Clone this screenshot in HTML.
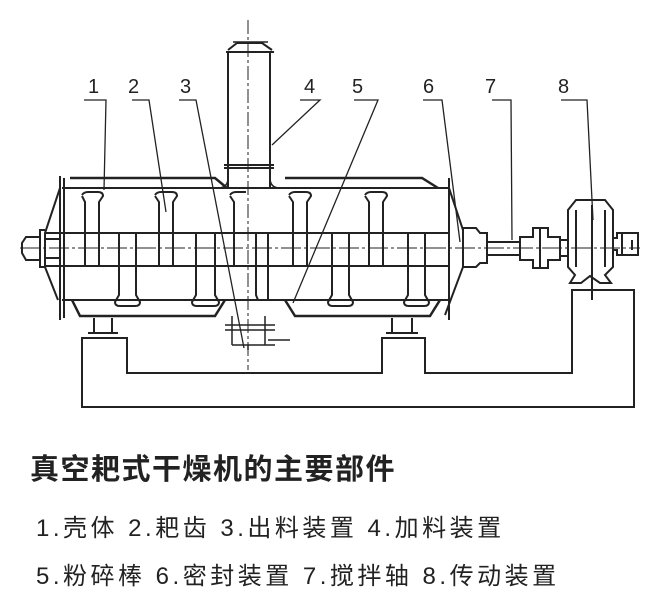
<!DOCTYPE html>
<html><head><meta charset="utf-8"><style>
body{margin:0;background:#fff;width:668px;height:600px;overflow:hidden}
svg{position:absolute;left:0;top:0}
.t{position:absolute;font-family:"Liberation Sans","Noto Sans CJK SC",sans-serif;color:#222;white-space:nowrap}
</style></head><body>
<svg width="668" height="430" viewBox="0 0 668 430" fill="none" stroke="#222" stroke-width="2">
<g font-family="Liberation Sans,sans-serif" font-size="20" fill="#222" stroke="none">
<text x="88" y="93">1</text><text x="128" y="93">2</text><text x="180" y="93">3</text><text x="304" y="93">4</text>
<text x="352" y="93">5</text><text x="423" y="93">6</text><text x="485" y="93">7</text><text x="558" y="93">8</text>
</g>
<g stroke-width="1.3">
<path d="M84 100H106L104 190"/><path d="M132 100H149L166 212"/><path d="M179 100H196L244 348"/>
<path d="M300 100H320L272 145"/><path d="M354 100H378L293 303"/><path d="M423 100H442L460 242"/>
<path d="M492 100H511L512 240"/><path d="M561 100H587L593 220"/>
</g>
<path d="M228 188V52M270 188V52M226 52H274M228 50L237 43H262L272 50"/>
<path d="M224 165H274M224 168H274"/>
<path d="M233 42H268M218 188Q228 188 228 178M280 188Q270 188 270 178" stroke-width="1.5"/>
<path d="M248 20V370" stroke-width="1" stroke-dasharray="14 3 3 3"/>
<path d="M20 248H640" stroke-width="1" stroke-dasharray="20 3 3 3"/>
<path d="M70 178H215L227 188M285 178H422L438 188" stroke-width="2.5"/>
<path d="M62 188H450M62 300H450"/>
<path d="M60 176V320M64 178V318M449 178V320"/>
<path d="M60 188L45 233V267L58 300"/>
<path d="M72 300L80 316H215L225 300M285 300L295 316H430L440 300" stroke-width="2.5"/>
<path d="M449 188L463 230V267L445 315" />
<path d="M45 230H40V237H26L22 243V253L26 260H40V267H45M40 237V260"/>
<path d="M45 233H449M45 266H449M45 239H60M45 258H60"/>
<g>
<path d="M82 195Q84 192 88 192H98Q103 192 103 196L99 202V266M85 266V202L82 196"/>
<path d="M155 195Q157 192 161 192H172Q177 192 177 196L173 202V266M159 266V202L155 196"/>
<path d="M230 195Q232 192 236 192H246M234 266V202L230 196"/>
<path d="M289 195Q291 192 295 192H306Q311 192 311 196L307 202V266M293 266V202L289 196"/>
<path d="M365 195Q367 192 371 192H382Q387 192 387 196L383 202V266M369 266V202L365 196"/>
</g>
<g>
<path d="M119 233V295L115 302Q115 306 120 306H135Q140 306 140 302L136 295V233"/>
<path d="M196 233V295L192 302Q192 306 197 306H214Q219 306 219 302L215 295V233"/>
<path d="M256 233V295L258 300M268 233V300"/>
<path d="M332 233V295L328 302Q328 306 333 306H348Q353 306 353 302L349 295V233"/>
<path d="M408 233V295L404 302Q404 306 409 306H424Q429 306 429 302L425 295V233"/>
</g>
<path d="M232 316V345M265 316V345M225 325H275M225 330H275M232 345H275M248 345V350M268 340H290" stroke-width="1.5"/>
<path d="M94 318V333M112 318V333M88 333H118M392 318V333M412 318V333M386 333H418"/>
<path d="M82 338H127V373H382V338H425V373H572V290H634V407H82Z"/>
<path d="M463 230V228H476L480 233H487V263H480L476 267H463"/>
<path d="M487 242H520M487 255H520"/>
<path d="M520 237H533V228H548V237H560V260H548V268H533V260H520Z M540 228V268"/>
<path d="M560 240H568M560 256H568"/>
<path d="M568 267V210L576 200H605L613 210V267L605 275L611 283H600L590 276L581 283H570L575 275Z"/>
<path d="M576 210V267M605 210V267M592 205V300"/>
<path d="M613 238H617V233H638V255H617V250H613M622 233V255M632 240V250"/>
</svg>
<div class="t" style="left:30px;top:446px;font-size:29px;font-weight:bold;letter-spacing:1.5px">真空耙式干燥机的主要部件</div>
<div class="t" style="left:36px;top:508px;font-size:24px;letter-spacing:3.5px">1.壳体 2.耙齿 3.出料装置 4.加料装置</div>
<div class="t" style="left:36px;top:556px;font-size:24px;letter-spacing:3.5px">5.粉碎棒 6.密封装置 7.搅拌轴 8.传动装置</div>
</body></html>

════

EXERCISE DIRECTIONS - Write the full listing out again with every line unchanged, but include no pictures.

EXERCISE RESULT -
Clone this screenshot in HTML.
<!DOCTYPE html>
<html><head><meta charset="utf-8"><style>
body{margin:0;background:#fff;width:668px;height:600px;overflow:hidden}
svg{position:absolute;left:0;top:0}
.t{position:absolute;font-family:"Liberation Sans","Noto Sans CJK SC",sans-serif;color:#222;white-space:nowrap}
</style></head><body>
<svg width="668" height="430" viewBox="0 0 668 430" fill="none" stroke="#222" stroke-width="2">
<g font-family="Liberation Sans,sans-serif" font-size="20" fill="#222" stroke="none">
<text x="88" y="93">1</text><text x="128" y="93">2</text><text x="180" y="93">3</text><text x="304" y="93">4</text>
<text x="352" y="93">5</text><text x="423" y="93">6</text><text x="485" y="93">7</text><text x="558" y="93">8</text>
</g>
<g stroke-width="1.3">
<path d="M84 100H106L104 190"/><path d="M132 100H149L166 212"/><path d="M179 100H196L244 348"/>
<path d="M300 100H320L272 145"/><path d="M354 100H378L293 303"/><path d="M423 100H442L460 242"/>
<path d="M492 100H511L512 240"/><path d="M561 100H587L593 220"/>
</g>
<path d="M228 188V52M270 188V52M226 52H274M228 50L237 43H262L272 50"/>
<path d="M224 165H274M224 168H274"/>
<path d="M233 42H268M218 188Q228 188 228 178M280 188Q270 188 270 178" stroke-width="1.5"/>
<path d="M248 20V370" stroke-width="1" stroke-dasharray="14 3 3 3"/>
<path d="M20 248H640" stroke-width="1" stroke-dasharray="20 3 3 3"/>
<path d="M70 178H215L227 188M285 178H422L438 188" stroke-width="2.5"/>
<path d="M62 188H450M62 300H450"/>
<path d="M60 176V320M64 178V318M449 178V320"/>
<path d="M60 188L45 233V267L58 300"/>
<path d="M72 300L80 316H215L225 300M285 300L295 316H430L440 300" stroke-width="2.5"/>
<path d="M449 188L463 230V267L445 315" />
<path d="M45 230H40V237H26L22 243V253L26 260H40V267H45M40 237V260"/>
<path d="M45 233H449M45 266H449M45 239H60M45 258H60"/>
<g>
<path d="M82 195Q84 192 88 192H98Q103 192 103 196L99 202V266M85 266V202L82 196"/>
<path d="M155 195Q157 192 161 192H172Q177 192 177 196L173 202V266M159 266V202L155 196"/>
<path d="M230 195Q232 192 236 192H246M234 266V202L230 196"/>
<path d="M289 195Q291 192 295 192H306Q311 192 311 196L307 202V266M293 266V202L289 196"/>
<path d="M365 195Q367 192 371 192H382Q387 192 387 196L383 202V266M369 266V202L365 196"/>
</g>
<g>
<path d="M119 233V295L115 302Q115 306 120 306H135Q140 306 140 302L136 295V233"/>
<path d="M196 233V295L192 302Q192 306 197 306H214Q219 306 219 302L215 295V233"/>
<path d="M256 233V295L258 300M268 233V300"/>
<path d="M332 233V295L328 302Q328 306 333 306H348Q353 306 353 302L349 295V233"/>
<path d="M408 233V295L404 302Q404 306 409 306H424Q429 306 429 302L425 295V233"/>
</g>
<path d="M232 316V345M265 316V345M225 325H275M225 330H275M232 345H275M248 345V350M268 340H290" stroke-width="1.5"/>
<path d="M94 318V333M112 318V333M88 333H118M392 318V333M412 318V333M386 333H418"/>
<path d="M82 338H127V373H382V338H425V373H572V290H634V407H82Z"/>
<path d="M463 230V228H476L480 233H487V263H480L476 267H463"/>
<path d="M487 242H520M487 255H520"/>
<path d="M520 237H533V228H548V237H560V260H548V268H533V260H520Z M540 228V268"/>
<path d="M560 240H568M560 256H568"/>
<path d="M568 267V210L576 200H605L613 210V267L605 275L611 283H600L590 276L581 283H570L575 275Z"/>
<path d="M576 210V267M605 210V267M592 205V300"/>
<path d="M613 238H617V233H638V255H617V250H613M622 233V255M632 240V250"/>
</svg>
<div class="t" style="left:30px;top:446px;font-size:29px;font-weight:bold;letter-spacing:1.5px">真空耙式干燥机的主要部件</div>
<div class="t" style="left:36px;top:508px;font-size:24px;letter-spacing:3.5px">1.壳体 2.耙齿 3.出料装置 4.加料装置</div>
<div class="t" style="left:36px;top:556px;font-size:24px;letter-spacing:3.5px">5.粉碎棒 6.密封装置 7.搅拌轴 8.传动装置</div>
</body></html>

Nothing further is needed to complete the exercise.